China Asks India To Make An Independent Judgement On Huawei
China urged India to make an “independent judgement” about Huawei's operations in the country without being guided by the U.S. ban on the Chinese telecom giant's products and provide an “unbiased and non-discriminatory” environment for the Chinese businesses.
The U.S. banned Huawei—the world's leader in telecom equipment and the number two smartphone producer—over concerns of security, and Washington has been pressuring other countries to restrict the operations of the Chinese telecom firm.
India, however, is yet to take a call on whether it intends to place curbs on Huawei or allow the Chinese telecom equipment maker to participate in the upcoming 5G trials, that are scheduled to commence in 100 days.
Earlier this month, India's Telecom Minister Ravi Shankar Prasad had said India has its security issues over allowing Huawei to participate in the upcoming 5G trials.
“We will take a firm view on it. There are also security issues...it is not only a matter of technology, as regard their participation in 5G is concerned...Participation of 5G is not conditional upon the trial being started. Whether a particular company is allowed to participate or not, is a complex question including security issues,” he had said.

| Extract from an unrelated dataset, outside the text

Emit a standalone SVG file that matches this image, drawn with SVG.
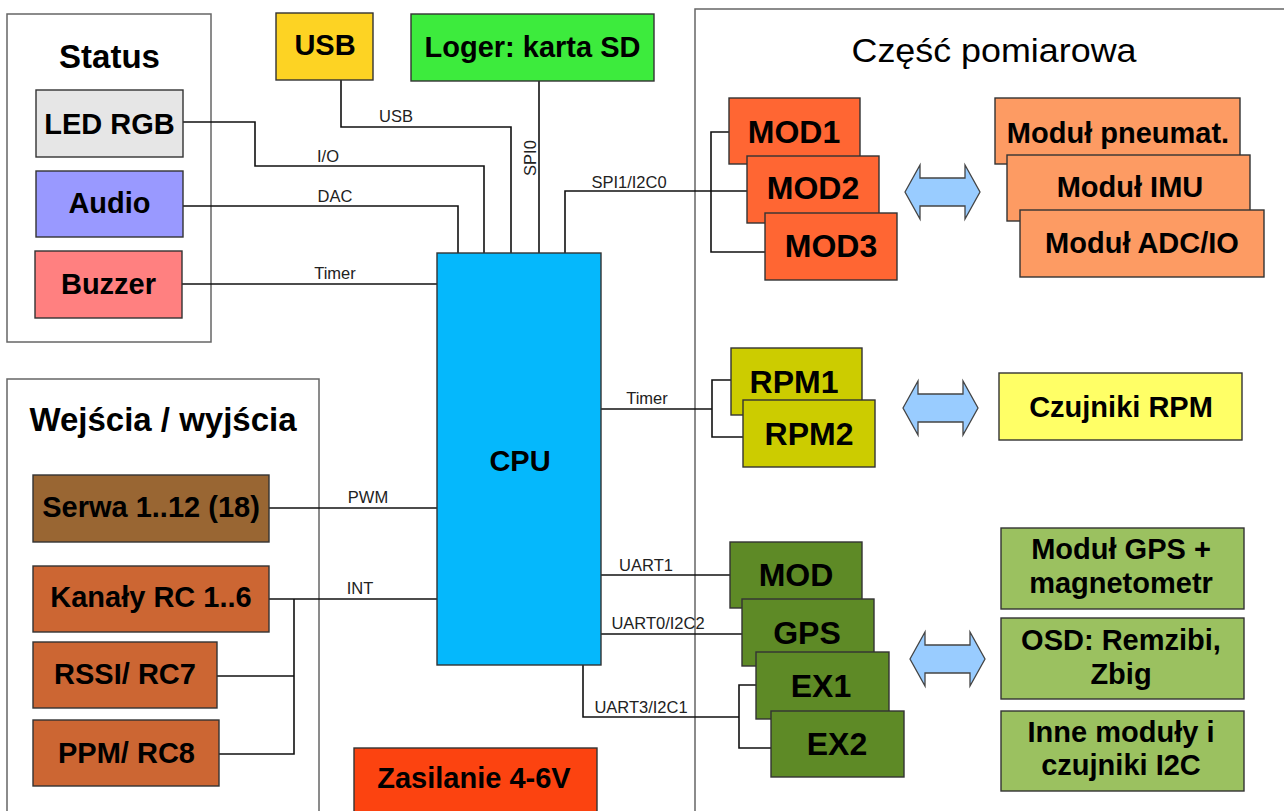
<svg xmlns="http://www.w3.org/2000/svg" width="1284" height="811" viewBox="0 0 1284 811">
<style>
text{font-family:"Liberation Sans",Arial,sans-serif;fill:#000}
.grp{fill:#fff;stroke:#666;stroke-width:1.5}
.box{stroke:#333;stroke-width:1.4}
.t{font-size:29px;font-weight:bold;text-anchor:middle}
.tb{font-size:32px;font-weight:bold;text-anchor:middle}
.title{font-size:33px;font-weight:bold;text-anchor:middle}
.lbl{font-size:16.5px;fill:#222;text-anchor:middle}
.wire{fill:none;stroke:#111;stroke-width:1.6}
.arr{fill:#99CCFF;stroke:#444;stroke-width:1.3}
</style>
<defs>
<path id="dblarrow" class="arr" d="M0,0 L15,-27 L15,-14 L60,-14 L60,-27 L75,0 L60,27 L60,14 L15,14 L15,27 Z"/>
</defs>
<rect width="1284" height="811" fill="#fff"/>

<g id="group-status">
<rect class="grp" x="7" y="14" width="204" height="328"/>
<text class="title" x="109.5" y="68">Status</text>
</g>
<g id="group-io">
<rect class="grp" x="7" y="379" width="312" height="440"/>
<text class="title" x="163" y="431">Wejścia / wyjścia</text>
</g>
<g id="group-pomiar">
<rect class="grp" x="695" y="9" width="600" height="810"/>
<text x="994" y="62" font-size="33" text-anchor="middle" textLength="285" lengthAdjust="spacingAndGlyphs">Część pomiarowa</text>
</g>

<g id="connectors">
<polyline class="wire" points="341,80 341,127 511,127 511,253"/>
<polyline class="wire" points="183,122 255,122 255,166 484,166 484,253"/>
<polyline class="wire" points="183,206 458,206 458,253"/>
<polyline class="wire" points="182,284 437,284"/>
<polyline class="wire" points="539,81 539,253"/>
<polyline class="wire" points="565,253 565,191 747,191"/>
<polyline class="wire" points="729,132 711,132 711,252 765,252"/>
<polyline class="wire" points="601,409 712,409"/>
<polyline class="wire" points="731,380 712,380 712,437 743,437"/>
<polyline class="wire" points="600,575 730,575"/>
<polyline class="wire" points="600,634 742,634"/>
<polyline class="wire" points="583,665 583,717 739,717"/>
<polyline class="wire" points="756,685 739,685 739,748 771,748"/>
<polyline class="wire" points="269,508 437,508"/>
<polyline class="wire" points="269,599 437,599"/>
<polyline class="wire" points="294,599 294,754 219,754"/>
<polyline class="wire" points="217,676 294,676"/>
<text class="lbl" x="396" y="122">USB</text>
<text class="lbl" x="328" y="162">I/O</text>
<text class="lbl" x="335" y="202">DAC</text>
<text class="lbl" x="335" y="279">Timer</text>
<text class="lbl" transform="translate(536,158) rotate(-90)">SPI0</text>
<text class="lbl" x="629" y="188">SPI1/I2C0</text>
<text class="lbl" x="647" y="404">Timer</text>
<text class="lbl" x="646" y="571">UART1</text>
<text class="lbl" x="658" y="629">UART0/I2C2</text>
<text class="lbl" x="641" y="713">UART3/I2C1</text>
<text class="lbl" x="368" y="503">PWM</text>
<text class="lbl" x="360" y="594">INT</text>
<use href="#dblarrow" x="905" y="192"/>
<use href="#dblarrow" x="903" y="408"/>
<use href="#dblarrow" x="910" y="659"/>
</g>

<g id="node-led"><rect class="box" x="36" y="90" width="147" height="67" fill="#E6E6E6"/><text class="t" x="109.5" y="134">LED RGB</text></g>
<g id="node-audio"><rect class="box" x="36" y="171" width="147" height="66" fill="#9999FF"/><text class="t" x="109.5" y="213">Audio</text></g>
<g id="node-buzzer"><rect class="box" x="35" y="251" width="147" height="67" fill="#FF8080"/><text class="t" x="108.5" y="294">Buzzer</text></g>
<g id="node-usb"><rect class="box" x="276" y="13" width="97" height="67" fill="#FDD323"/><text class="t" x="325" y="55">USB</text></g>
<g id="node-loger"><rect class="box" x="411" y="14" width="243" height="67" fill="#3DEB3D"/><text class="t" x="532.5" y="57">Loger: karta SD</text></g>
<g id="node-cpu"><rect class="box" x="437" y="253" width="164" height="412" fill="#05B8FC"/><text class="t" x="520" y="471">CPU</text></g>

<g id="node-serwa"><rect class="box" x="33" y="475" width="236" height="67" fill="#996633"/><text class="t" x="151" y="517">Serwa 1..12 (18)</text></g>
<g id="node-kanaly"><rect class="box" x="33" y="566" width="236" height="66" fill="#CC6633"/><text class="t" x="151" y="607">Kanały RC 1..6</text></g>
<g id="node-rssi"><rect class="box" x="33" y="642" width="184" height="66" fill="#CC6633"/><text class="t" x="125" y="684">RSSI/ RC7</text></g>
<g id="node-ppm"><rect class="box" x="33" y="720" width="186" height="66" fill="#CC6633"/><text class="t" x="126.5" y="763">PPM/ RC8</text></g>
<g id="node-zasilanie"><rect class="box" x="354" y="748" width="243" height="80" fill="#FC4310"/><text class="t" x="474" y="788">Zasilanie 4-6V</text></g>

<g id="node-mod1"><rect class="box" x="729" y="98" width="131" height="66" fill="#FF6633"/><text class="tb" x="794" y="143">MOD1</text></g>
<g id="node-mod2"><rect class="box" x="747" y="156" width="132" height="67" fill="#FF6633"/><text class="tb" x="813" y="199">MOD2</text></g>
<g id="node-mod3"><rect class="box" x="765" y="213" width="132" height="67" fill="#FF6633"/><text class="tb" x="831" y="257">MOD3</text></g>
<g id="node-pneumat"><rect class="box" x="995" y="98" width="245" height="66" fill="#FD9B63"/><text class="t" x="1118" y="143">Moduł pneumat.</text></g>
<g id="node-imu"><rect class="box" x="1007" y="155" width="243" height="66" fill="#FD9B63"/><text class="t" x="1130" y="197">Moduł IMU</text></g>
<g id="node-adc"><rect class="box" x="1020" y="210" width="244" height="67" fill="#FD9B63"/><text class="t" x="1142" y="253">Moduł ADC/IO</text></g>

<g id="node-rpm1"><rect class="box" x="731" y="348" width="131" height="67" fill="#CCCC00"/><text class="tb" x="794" y="393">RPM1</text></g>
<g id="node-rpm2"><rect class="box" x="743" y="400" width="132" height="67" fill="#CCCC00"/><text class="tb" x="809" y="445">RPM2</text></g>
<g id="node-czujniki"><rect class="box" x="999" y="373" width="243" height="67" fill="#FFFF66"/><text class="t" x="1121" y="417">Czujniki RPM</text></g>

<g id="node-mod"><rect class="box" x="730" y="542" width="132" height="66" fill="#5E8A26"/><text class="tb" x="796" y="586">MOD</text></g>
<g id="node-gps"><rect class="box" x="742" y="599" width="132" height="67" fill="#5E8A26"/><text class="tb" x="807" y="644">GPS</text></g>
<g id="node-ex1"><rect class="box" x="756" y="652" width="133" height="67" fill="#5E8A26"/><text class="tb" x="821" y="697">EX1</text></g>
<g id="node-ex2"><rect class="box" x="771" y="711" width="133" height="66" fill="#5E8A26"/><text class="tb" x="837" y="755">EX2</text></g>
<g id="node-gpsmod"><rect class="box" x="1001" y="528" width="243" height="81" fill="#9BC160"/><text class="t" x="1121" y="559">Moduł GPS +</text><text class="t" x="1121" y="593">magnetometr</text></g>
<g id="node-osd"><rect class="box" x="1001" y="618" width="243" height="81" fill="#9BC160"/><text class="t" x="1121" y="650">OSD: Remzibi,</text><text class="t" x="1121" y="684">Zbig</text></g>
<g id="node-inne"><rect class="box" x="1001" y="711" width="243" height="80" fill="#9BC160"/><text class="t" x="1121" y="742">Inne moduły i</text><text class="t" x="1121" y="775">czujniki I2C</text></g>
</svg>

China has always asked Chinese businesses to abide by laws and regulations in the foreign countries that they operate and to do business in accordance with law, Foreign Ministry spokesman Lu Kang told a media briefing when asked about reports that the U.S. asked India that Indian companies found supplying equipment and other products of American equipment to Huawei will face punitive actions.
However, “China firmly opposes any other country in exercising unilateral sanctions based on its domestic law and we also oppose using the security as a catch-off phrase to abuse the export control,” Lu said.

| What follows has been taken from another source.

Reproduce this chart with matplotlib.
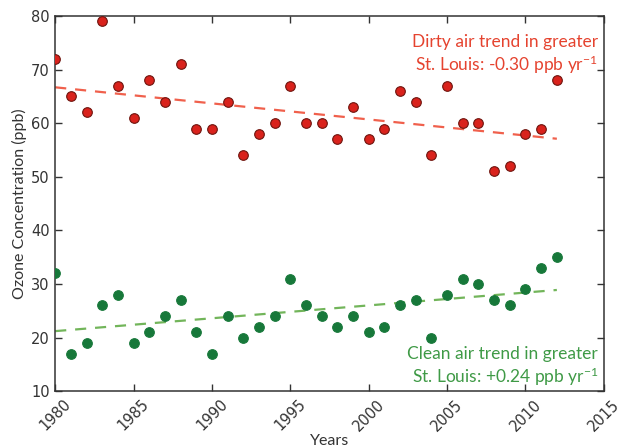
import matplotlib
matplotlib.use("Agg")
import matplotlib.pyplot as plt
import numpy as np

years = list(range(1980, 2013))
dirty = [72, 65, 62, 79, 67, 61, 68, 64, 71, 59, 59, 64, 54, 58, 60, 67, 60,
         60, 57, 63, 57, 59, 66, 64, 54, 67, 60, 60, 51, 52, 58, 59, 68]
clean = [32, 17, 19, 26, 28, 19, 21, 24, 27, 21, 17, 24, 20, 22, 24, 31, 26,
         24, 22, 24, 21, 22, 26, 27, 20, 28, 31, 30, 27, 26, 29, 33, 35]

# trend lines: value at 1980 and slope (ppb / yr)
dirty_start, dirty_slope = 66.7, -0.30
clean_start, clean_slope = 21.2, 0.24

xticks = [1980, 1985, 1990, 1995, 2000, 2005, 2010, 2015]
yticks = [10, 20, 30, 40, 50, 60, 70, 80]

RED, RED_LINE, RED_TXT = "#d9221c", "#f0604c", "#e5432f"
GREEN, GREEN_LINE, GREEN_TXT = "#17783a", "#72b55a", "#3f9a46"
INK = "#333333"

plt.rcParams["mathtext.default"] = "regular"
fig = plt.figure(figsize=(6.2, 4.45), dpi=100)
ax = fig.add_axes([0.089, 0.121, 0.885, 0.843])

yr = np.array(years, dtype=float)
ax.plot(yr, dirty_start + dirty_slope * (yr - 1980), "--", color=RED_LINE, lw=1.6, dashes=(5, 4))
ax.plot(yr, clean_start + clean_slope * (yr - 1980), "--", color=GREEN_LINE, lw=1.6, dashes=(5, 4))
ax.scatter(years, dirty, s=48, color=RED, edgecolors="#6e140e", linewidths=0.8, zorder=3)
ax.scatter(years, clean, s=48, color=GREEN, edgecolors=GREEN, linewidths=0.8, zorder=3)

ax.set_xlim(1980, 2015)
ax.set_ylim(10, 80)
ax.set_xticks(xticks)
ax.set_yticks(yticks)
ax.tick_params(direction="in", length=5, width=1, top=True, right=True,
               labelsize=10.5, colors=INK, pad=4)
plt.setp(ax.get_xticklabels(), rotation=45, ha="center", va="top")
for s in ax.spines.values():
    s.set_linewidth(1.1)
    s.set_color(INK)

ax.set_ylabel("Ozone Concentration (ppb)", fontsize=11.5, family="Lato", color=INK, labelpad=3)
ax.set_xlabel("Years", fontsize=11.5, family="Lato", color=INK, labelpad=0)

ax.text(0.989, 0.952, "Dirty air trend in greater\nSt. Louis: -0.30 ppb yr$^{-1}$",
        transform=ax.transAxes, ha="right", va="top", fontsize=12.5,
        family="Lato", color=RED_TXT, linespacing=1.2)
ax.text(0.989, 0.008, "Clean air trend in greater\nSt. Louis: +0.24 ppb yr$^{-1}$",
        transform=ax.transAxes, ha="right", va="bottom", fontsize=12.5,
        family="Lato", color=GREEN_TXT, linespacing=1.2)

fig.savefig("out.png", dpi=100)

“I think more and more countries have expressed their unbiased attitude concerning Huawei’s participation in 5G. We hope that India will make independent judgement and provide fair, unbiased and non-discriminatory environment for Chinese businesses for mutual benefit,” he said.
Concerns over Huawei's operations abroad has risen after China passed a new security law which requires Chinese companies "to provide necessary support, assistance and cooperation" with national intelligence work, if called upon.
U.S. President Donald Trump who has launched a trade war with China last year and made Huawei a prime target.
Last month, the Trump administration placed Huawei and its affiliates on a blacklist, a move that essentially banned the Chinese telecom equipment company from purchasing parts and components from American firms without the U.S. government approval.
The U.S. fears that telecom systems built by Huawei, the world's leader in telecom equipment and the number two smartphone producer, could be used by the Chinese government for espionage.
China has protested to the U.S. over its efforts to extradite Huawei's CFO Meng Wanzhou, who has been arrested in Canada to face prosecution under domestic American law for violations of U.S. sanctions against Iran.
Meng, daughter of Huawei owner Ren Zhengfei has been accused of for allegedly misleading banks about the company's business dealings in Iran.
Huawei has huge operations in India and a research and development centre in Bangalore.